Antivirus software, just like any other software out there, especially software that has loads of code to parse untrusted data is bound to have bugs in it somewhere. There have been plenty of cases of security vulnerabilties in the antivirus software itself, sometimes even creating infection vectors where they would otherwise not exist.

This makes me wonder - at some level the malware has to be "neutralized" before quarantined, perhaps by doing something to the data of the virus. The LZO bug has told us that subtle faults in algorithms can exist for a long time and be widely deployed.

Let's imagine for a moment that the recently discovered LZO bug could be triggered by compresion rather than decompression. (Which is not the case.
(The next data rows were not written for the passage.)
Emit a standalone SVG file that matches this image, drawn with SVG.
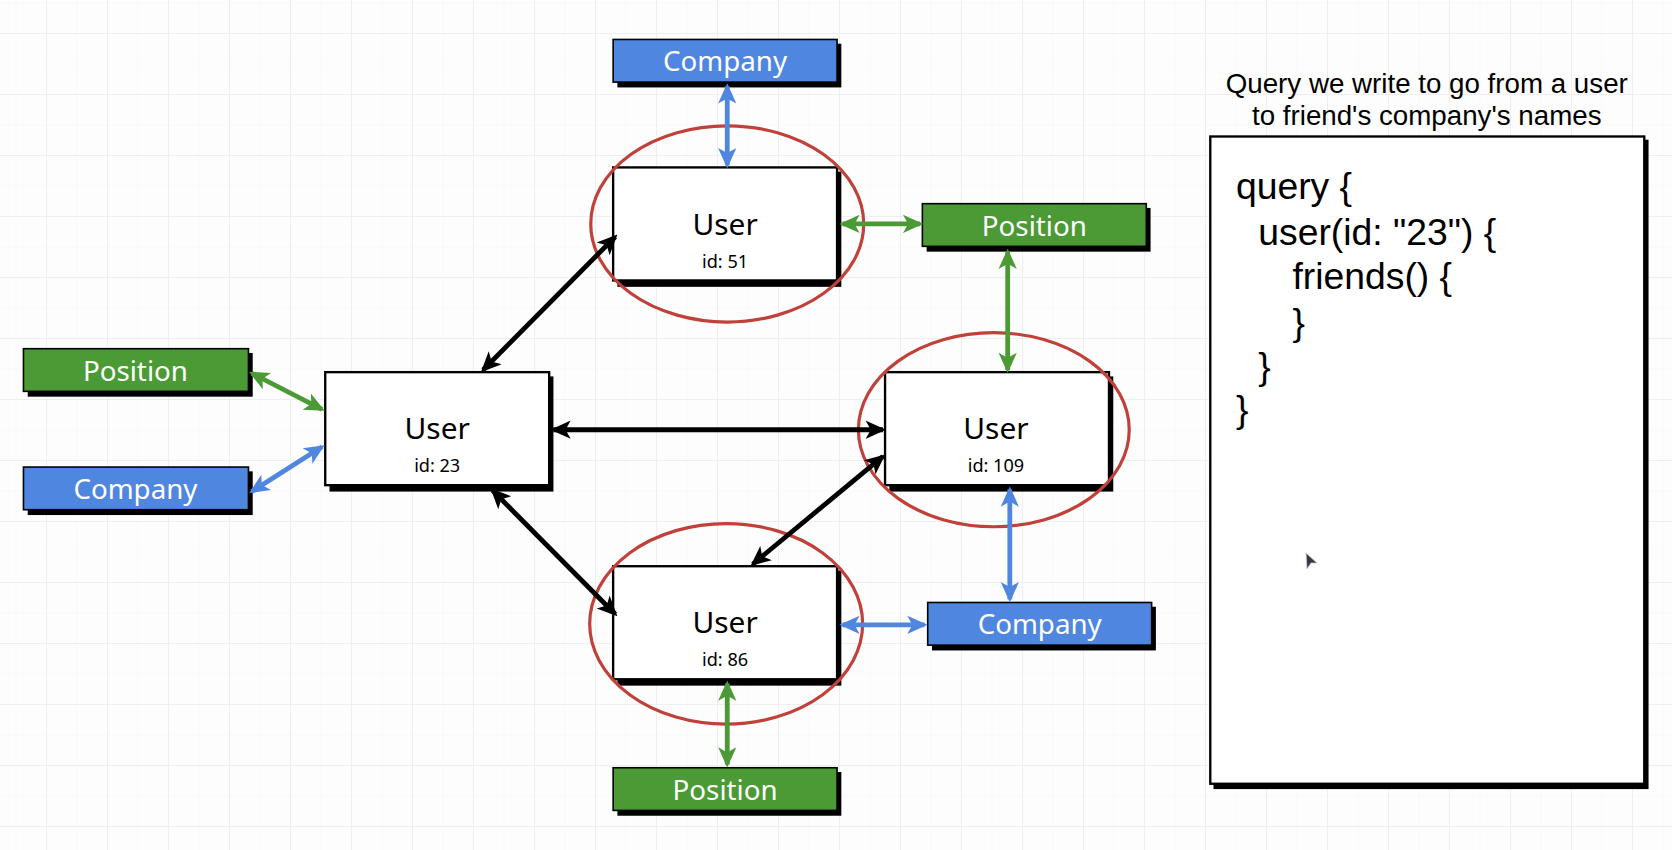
<svg xmlns="http://www.w3.org/2000/svg" width="1672" height="850" viewBox="0 0 1672 850">
  <defs>
    <pattern id="gridMinor" width="30.5" height="30.5" patternUnits="userSpaceOnUse" x="-15" y="-28">
      <path d="M0,0 H30.5 M0,0 V30.5" stroke="#f7f7f7" stroke-width="1.5" fill="none"/>
    </pattern>
    <pattern id="gridMajor" width="61" height="61" patternUnits="userSpaceOnUse" x="-15" y="-28">
      <path d="M0,0 H61 M0,0 V61" stroke="#efefef" stroke-width="2" fill="none"/>
    </pattern>
    <marker id="arrK" viewBox="0 0 10 10" refX="8.5" refY="5" markerWidth="19" markerHeight="19" markerUnits="userSpaceOnUse" orient="auto-start-reverse">
      <path d="M0,0.5 L10,5 L0,9.5 L2.5,5 z" fill="#000"/>
    </marker>
    <marker id="arrB" viewBox="0 0 10 10" refX="8.5" refY="5" markerWidth="19" markerHeight="19" markerUnits="userSpaceOnUse" orient="auto-start-reverse">
      <path d="M0,0.5 L10,5 L0,9.5 L2.5,5 z" fill="#4f86e0"/>
    </marker>
    <marker id="arrG" viewBox="0 0 10 10" refX="8.5" refY="5" markerWidth="19" markerHeight="19" markerUnits="userSpaceOnUse" orient="auto-start-reverse">
      <path d="M0,0.5 L10,5 L0,9.5 L2.5,5 z" fill="#4b9a35"/>
    </marker>
    <style>
      .shadow { fill: #000; }
      .box { fill: #fff; stroke: #000; stroke-width: 2.2; }
      .blue { fill: #4f86e0; stroke: #000; stroke-width: 1.5; }
      .green { fill: #4b9a35; stroke: #000; stroke-width: 1.5; }
      .ring { fill: none; stroke: #c0413a; stroke-width: 3; }
      .lbl { font-family: "Noto Sans", "Open Sans", sans-serif; font-size: 26px; fill: #fff; text-anchor: middle; }
      .uname { font-family: "Noto Sans", "Open Sans", sans-serif; font-size: 28px; fill: #000; text-anchor: middle; }
      .uid { font-family: "Noto Sans", "Open Sans", sans-serif; font-size: 17px; fill: #000; text-anchor: middle; }
      .title { font-family: "Liberation Sans", Arial, sans-serif; font-size: 26px; fill: #000; text-anchor: middle; }
      .code { font-family: "Liberation Sans", Arial, sans-serif; font-size: 35px; fill: #000; }
      .ck { stroke: #000; stroke-width: 4.5; fill: none; marker-start: url(#arrK); marker-end: url(#arrK); }
      .cb { stroke: #4f86e0; stroke-width: 4.5; fill: none; marker-start: url(#arrB); marker-end: url(#arrB); }
      .cg { stroke: #4b9a35; stroke-width: 4.5; fill: none; marker-start: url(#arrG); marker-end: url(#arrG); }
    </style>
  </defs>

  <rect width="1672" height="850" fill="#fdfdfd"/>
  <rect width="1672" height="850" fill="url(#gridMinor)"/>
  <rect width="1672" height="850" fill="url(#gridMajor)"/>

  <g transform="scale(1.06633)">
    <!-- Nodes -->
    <g id="company-top">
      <rect class="shadow" x="579" y="41" width="210" height="41"/>
      <rect class="blue" x="575" y="37" width="210" height="40"/>
      <text class="lbl" x="680" y="67">Company</text>
    </g>
    <g id="user-51">
      <rect class="shadow" x="579" y="161" width="210" height="108"/>
      <rect class="box" x="575" y="157" width="210" height="106"/>
      <text class="uname" x="680" y="220">User</text>
      <text class="uid" x="680" y="251">id: 51</text>
    </g>
    <g id="position-right">
      <rect class="shadow" x="869" y="195" width="210" height="41"/>
      <rect class="green" x="865" y="191" width="210" height="40"/>
      <text class="lbl" x="970" y="221">Position</text>
    </g>
    <g id="user-23">
      <rect class="shadow" x="309" y="353" width="210" height="108"/>
      <rect class="box" x="305" y="349" width="210" height="106"/>
      <text class="uname" x="410" y="412">User</text>
      <text class="uid" x="410" y="443">id: 23</text>
    </g>
    <g id="position-left">
      <rect class="shadow" x="26" y="331" width="211" height="41"/>
      <rect class="green" x="22" y="327" width="211" height="40"/>
      <text class="lbl" x="127" y="357">Position</text>
    </g>
    <g id="company-left">
      <rect class="shadow" x="26" y="442" width="211" height="41"/>
      <rect class="blue" x="22" y="438" width="211" height="40"/>
      <text class="lbl" x="127" y="468">Company</text>
    </g>
    <g id="user-109">
      <rect class="shadow" x="834" y="353" width="210" height="108"/>
      <rect class="box" x="830" y="349" width="210" height="106"/>
      <text class="uname" x="934" y="412">User</text>
      <text class="uid" x="934" y="443">id: 109</text>
    </g>
    <g id="user-86">
      <rect class="shadow" x="579" y="535" width="210" height="108"/>
      <rect class="box" x="575" y="531" width="210" height="106"/>
      <text class="uname" x="680" y="594">User</text>
      <text class="uid" x="680" y="625">id: 86</text>
    </g>
    <g id="company-right">
      <rect class="shadow" x="874" y="569" width="210" height="41"/>
      <rect class="blue" x="870" y="565" width="210" height="40"/>
      <text class="lbl" x="975" y="595">Company</text>
    </g>
    <g id="position-bottom">
      <rect class="shadow" x="579" y="724" width="210" height="41"/>
      <rect class="green" x="575" y="720" width="210" height="40"/>
      <text class="lbl" x="680" y="750">Position</text>
    </g>

    <!-- Friend highlight rings -->
    <g id="friend-rings">
      <ellipse class="ring" cx="682" cy="210" rx="128" ry="92"/>
      <ellipse class="ring" cx="932" cy="403" rx="127" ry="91"/>
      <ellipse class="ring" cx="681" cy="585" rx="128" ry="94"/>
    </g>

    <!-- Connectors -->
    <g id="connectors">
      <path class="cb" d="M682,81 L682,155"/>
      <path class="cg" d="M790,210 L863,210"/>
      <path class="cg" d="M945,236 L945,347"/>
      <path class="ck" d="M453,347 L577,222"/>
      <path class="ck" d="M519,403 L828,403"/>
      <path class="ck" d="M462,460 L577,576"/>
      <path class="ck" d="M828,428 L706,529"/>
      <path class="cg" d="M236,350 L302,384"/>
      <path class="cb" d="M236,461 L302,419"/>
      <path class="cb" d="M947,459 L947,562"/>
      <path class="cb" d="M790,586 L867,586"/>
      <path class="cg" d="M682,641 L682,717"/>
    </g>

    <!-- Query panel -->
    <g id="query-panel">
      <text class="title" x="1338" y="87">Query we write to go from a user</text>
      <text class="title" x="1338" y="117">to friend's company's names</text>
      <rect class="shadow" x="1138" y="131" width="408" height="609"/>
      <rect class="box" x="1135" y="128" width="407" height="607" stroke-width="2.5"/>
      <text class="code" x="1159" y="187">query {</text>
      <text class="code" x="1180" y="230">user(id: "23") {</text>
      <text class="code" x="1212" y="271">friends() {</text>
      <text class="code" x="1212" y="314">}</text>
      <text class="code" x="1180" y="355">}</text>
      <text class="code" x="1159" y="396">}</text>
    </g>
  </g>

  <!-- mouse cursor -->
  <polygon points="1306,553 1317,563 1311,563 1307,569" fill="#333a44" stroke="#c8ccd2" stroke-width="0.8"/>
</svg>
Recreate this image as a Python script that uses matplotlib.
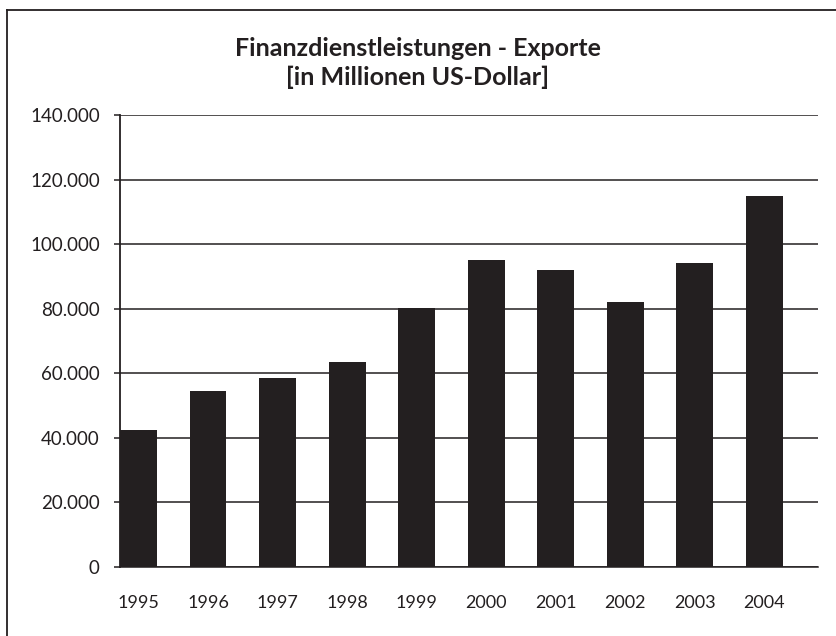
import matplotlib
matplotlib.use("Agg")
import matplotlib.pyplot as plt
from matplotlib.lines import Line2D
from matplotlib.ticker import FuncFormatter

years = ["1995", "1996", "1997", "1998", "1999", "2000", "2001", "2002", "2003", "2004"]
exports = [42400, 54500, 58400, 63600, 80200, 95000, 92000, 82000, 94100, 114900]
y_ticks = [0, 20000, 40000, 60000, 80000, 100000, 120000, 140000]
title = "Finanzdienstleistungen - Exporte\n[in Millionen US-Dollar]"

plt.rcParams['font.family'] = ['Lato', 'DejaVu Sans']

fig = plt.figure(figsize=(8.36, 6.36), dpi=100)
W, H = 836, 636
ax = fig.add_axes([120 / W, 1 - 567 / H, (818 - 120) / W, (567 - 115) / H])

x = list(range(len(years)))
ax.bar(x, exports, width=0.53, color="#231f20", zorder=3)

ax.set_ylim(0, 140000)
ax.set_xlim(-0.266, 9.77)
ax.set_yticks(y_ticks)
ax.yaxis.set_major_formatter(FuncFormatter(lambda v, p: "0" if v == 0 else f"{int(v):,}".replace(",", ".")))
ax.set_xticks(x)
ax.set_xticklabels(years)
ax.grid(axis="y", color="#231f20", linewidth=1.1, zorder=1)
for s in ["top", "right"]:
    ax.spines[s].set_visible(False)
ax.spines["left"].set_color("#231f20")
ax.spines["left"].set_linewidth(1.3)
ax.spines["bottom"].set_color("#231f20")
ax.spines["bottom"].set_linewidth(1.1)
ax.tick_params(axis="y", direction="out", length=4.5, width=1.1, color="#231f20",
               labelsize=13.5, pad=10, labelcolor="#231f20")
ax.tick_params(axis="x", length=0, labelsize=13, pad=20, labelcolor="#231f20")

fig.text(0.5, 1 - 63 / H, title, ha="center", va="center", fontsize=18,
         fontweight="bold", color="#231f20", linespacing=1.3)

# frame lines (left and top edges of the outer border)
fig.add_artist(Line2D([7 / W, 7 / W], [0, 1 - 10 / H], transform=fig.transFigure,
                      color="#231f20", linewidth=1.3))
fig.add_artist(Line2D([7 / W, 1], [1 - 10 / H, 1 - 10 / H], transform=fig.transFigure,
                      color="#231f20", linewidth=1.3))

fig.savefig("out.png", dpi=100)
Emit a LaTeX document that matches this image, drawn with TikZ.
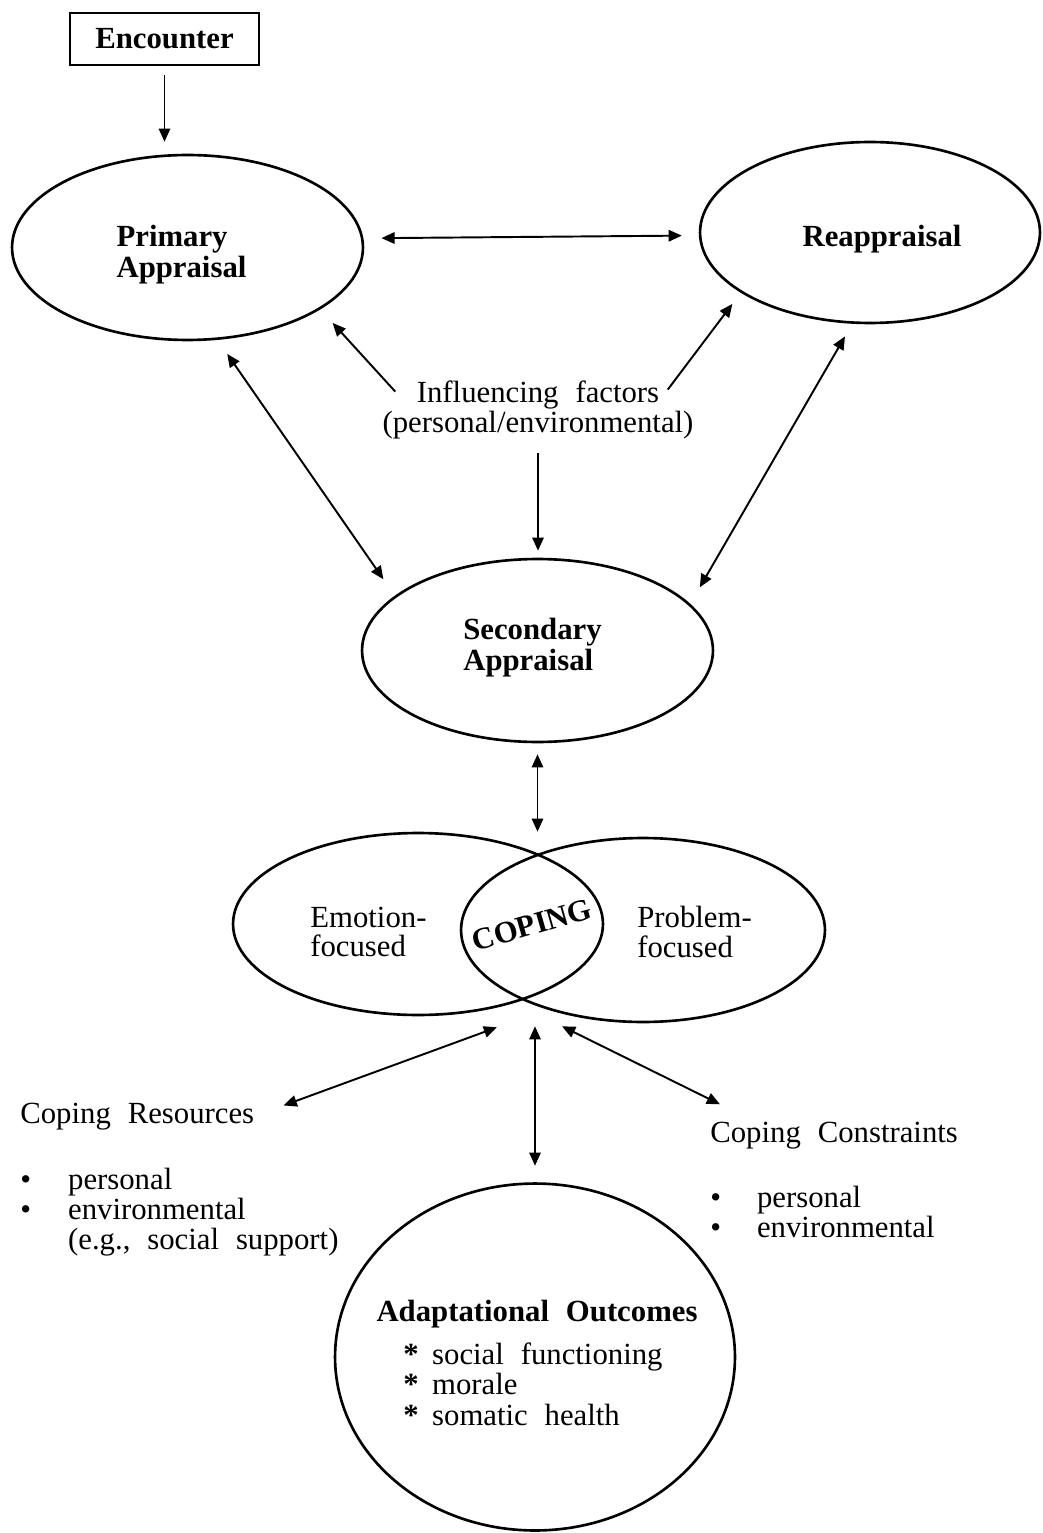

But who knows what bugs lurk?) And let's further imagine that a hypothetical antivirus product uses LZO to compress the malware as a step in containing it.

Let's further imagine an adversary creating a piece of malware that is detected as malware (easy enough to do, just include the EICAR string in it) and when quarantined causes remote code execution in the context of the antivirus process!

I'm sure you can imagine many variations on this theme.

So, short answer, yes, malware is harmless once quarantined.

Long answer, it is possible to imagine circumstances where a security bug in the quarantining process itself in the malware would cause a piece of malware to be able to infect your computer specifically through the quarantining feature. But I've never heard of this happening.